Para 21(F) says that any item in appendices 2 (banned), 3 (limited permissible items), 5 (canalised items) or 8 (items restricted for import) with a specific generic description, will preclude the eligiblity to its import under OGL, except where the policy allows this clearly. The CCI & E has told customs that this para should be interpreted to mean that any item which is specifically allowed under the policy for import under OGL will `prevail’ over the generic entry in the appendices mentioned above. This principle may be kept in mind by customs while clearing goods. Exporters, however, doubt whether customs will in actual practice accept the interpretation by the CCI & E on the subject. In this connection, a reference has been made to the customs case decided by the Bombay High Court in 1984. The Court held that import of an item that was specifically allowed under OGL could not be withheld by the customs on the ground that it was covered by a generic entry in the banned list of the (import) policy. The case related to import of dry fruit, an item listed on OGL. But the customs objected clearance of this item on the plea that it was consumer item covered by the banned list. The court overruled this objection, and held that an OGL item could not became a consumer item simply because it was imported in small consumer packs.

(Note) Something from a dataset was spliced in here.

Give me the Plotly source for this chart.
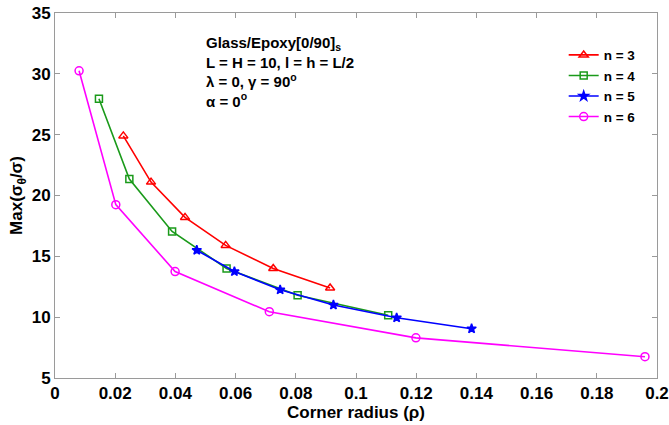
import plotly.graph_objects as go

x_n3 = [0.0227, 0.0319, 0.0432, 0.0567, 0.0725, 0.0914]
y_n3 = [24.9, 21.1, 18.2, 15.9, 14.0, 12.4]
x_n4 = [0.0146, 0.0247, 0.0389, 0.0570, 0.0806, 0.1107]
y_n4 = [27.95, 21.35, 17.05, 14.0, 11.8, 10.15]
x_n5 = [0.0471, 0.0596, 0.0748, 0.0925, 0.1135, 0.1384]
y_n5 = [15.5, 13.75, 12.25, 11.0, 9.95, 9.05]
x_n6 = [0.0080, 0.0202, 0.0399, 0.0712, 0.1199, 0.1960]
y_n6 = [30.25, 19.25, 13.75, 10.45, 8.3, 6.75]

series = [
    ("n = 3", x_n3, y_n3, "#ff0000", "triangle-up-open", 8),
    ("n = 4", x_n4, y_n4, "#1a9a1a", "square-open", 7),
    ("n = 5", x_n5, y_n5, "#0000ff", "star", 7),
    ("n = 6", x_n6, y_n6, "#ff00ff", "circle-open", 8),
]

FONT = "Liberation Sans, Arial, sans-serif"

fig = go.Figure()
for name, xs, ys, col, sym, sz in series:
    fig.add_trace(go.Scatter(
        x=xs, y=ys, name=name, mode="lines+markers",
        line=dict(color=col, width=1.6),
        marker=dict(symbol=sym, size=sz, color=col,
                    line=dict(color=col, width=1.5)),
    ))

axis_common = dict(
    showline=True, linecolor="#9a9a9a", linewidth=1, mirror="ticks",
    ticks="inside", ticklen=5, tickcolor="#9a9a9a",
    showgrid=False, zeroline=False, automargin=False,
    tickfont=dict(family=FONT, size=17, color="black", weight="bold"),
)

fig.update_layout(
    width=669, height=425,
    margin=dict(l=55, r=12, t=13, b=47),
    plot_bgcolor="white", paper_bgcolor="white",
    xaxis=dict(range=[0, 0.2], dtick=0.02, tickformat="~g",
               title=dict(text="Corner radius (ρ)", standoff=2,
                          font=dict(family=FONT, size=17, color="black", weight="bold")),
               **axis_common),
    yaxis=dict(range=[5, 35], dtick=5,
               title=dict(text="Max(σ<sub>θ</sub>/σ)", standoff=4,
                          font=dict(family=FONT, size=17, color="black", weight="bold")),
               **axis_common),
    legend=dict(x=0.845, y=0.927, xanchor="left", yanchor="top",
                bgcolor="rgba(0,0,0,0)", tracegroupgap=0, itemwidth=30,
                font=dict(family=FONT, size=13.5, color="black", weight="bold")),
    showlegend=True,
)

fig.add_annotation(
    xref="paper", yref="paper", x=0.248, y=0.948, xanchor="left", yanchor="top",
    align="left", showarrow=False,
    text="Glass/Epoxy[0/90]<sub>s</sub><br>L = H = 10, l = h = L/2<br>λ = 0, γ = 90<sup>o</sup><br>α = 0<sup>o</sup>",
    font=dict(family=FONT, size=15, color="black", weight="bold"),
)

fig.write_html("out.html")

6. In the above back drop, I am of the view that the opinion of Dr. K. Rajagopalan, Professor & Head of the Department of Organic Chemistry, University of Madras and the chemical examination report of the Customs House Laboratory can not be pressed into service as against the statutory binding opinion given by the Office of the Director General of Technical Development (Import & Export Policy Cell). It may also be mentioned that the opinion of the Director General of Technical Development was brought to the notice of the respondent, whereas the petitioner was not given any opportunity before the respondent obtained the opinion of the professor and the report of the Customs House Laboratory.

7. In view of the foregoing circumstances, I am not impressed by the argument of the learned counsel for the respondent that this writ petition is liable to be dismissed on the ground that the petitioner has got an effective alternative remedy.

8. Learned counsel for the petitioner made a further request for direction to the respondent to issue a detention certificate for the period during which the subject goods are under the custody of the respondents to enable the petitioner to get over the demurrage charges from the Port Trust Learned Counsel for the respondent submitted that the respondent will consider the same on merits and pass orders. It is hoped that the respondent will exercise the discretion judicially and pass necessary orders on this aspect viz., grant of detention certificate. In the light of the above discussion, I hold that the import of ASC under OGL is quite in accordance with the provisions of Import and Export Policy for the period April, 1985 to March, 1988 and the contrary conclusion of the respondent reached under the impugned order is not correct and therefore the same is quashed.

9. In the result, the writ petition is allowed and the respondents are directed to release the subject goods covered under Bill of Entry No. 023009 dated 28-4-1988/G-M No. 315/88, L. No. 379/88 dated 22-11-1988 without the payment of fine imposed in lieu of the confiscation under the impugned order. No costs.